The Bombay Stock Exchange 30—share index resumed in the green but immediately fell back to end at a fresh 7—month low of 17,463.04, a fall of 129.73 points or 0.74 per cent. In straight three days, it has lost 574.15 points or 3.18 per cent.
The NSE 50—issue Nifty also declined further by 27.75 points to end at near 8—month low of 5,225.80. It touched the day’s low of 5,196.80.
Market sentiment was so fragile that sharp fall in food inflation could not boost investor confidence. It dipped to a seven week low of 13.07 per cent for the week ended January 29 from 17.05 per cent in the previous week.
However, smart rise in Tata Motors, ITC, REL Infra, L&T, Jaipra Asso and ICICI Bank help recover some losses in the later part of the trade.
Increased selling by foreign funds remained the main concern for marketmen. They sold shares worth Rs 609 crore yesterday as per provisional data after pulling out Rs 531.60 crore on February 8.
Weak global cues also weighed on the market. In Asia, besides China, which ended up by 1.62 per cent, most of the other markets ended in the red after US Fed Chairman Ben Bernanke suggested that the economy was still too weak to pull back the monetary stimulus.
Other key indices from Hong Kong, Japan, Singapore, South Korea and Taiwan ended in the red between 0.11 per cent and 1.97 per cent.
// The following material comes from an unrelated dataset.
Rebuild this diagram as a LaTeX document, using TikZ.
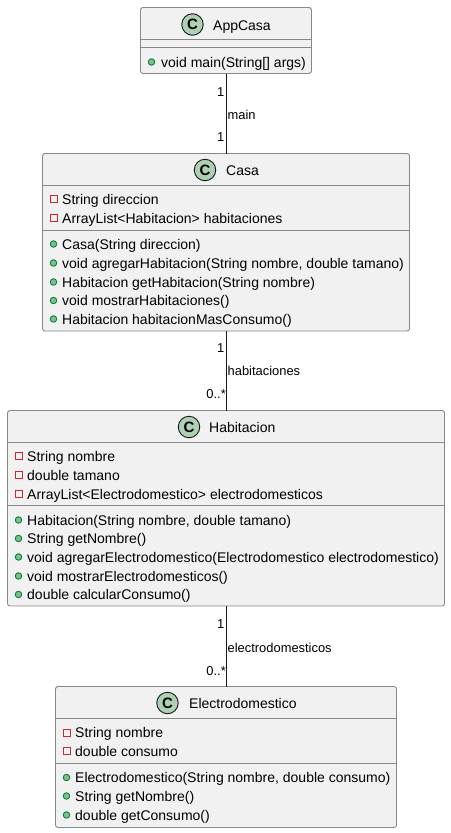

European market also displayed a feeble trend in their afternoon deals.
Overall, 16 of the 30 Sensex—based counters closed with losses, while others finished with gains. Bharti Airtel dropped by 2.80 per cent, Sterlite Ind by 2.53 pc, BHEL by 2.48 pc, Hindalco 1.64 pc, HUL by 1.36 pc and Wipro by 1.25pc.
However, REL Infra was the top gainer from the Sensex pack with a rise of 9.45 per cent followed by Jaipra Asso(5.25 pc), Tata Motors (2.37 pc), REL Com (1.79 pc), DLF (1.45 pc) and ITC (1.20 pc).
The total market breadth remained negative with 1,811 stocks ending in the red against 1,032 that finished in the green. The total turnover was relatively low at Rs 3,700.07 crore from Rs 3,942.21 crore yesterday.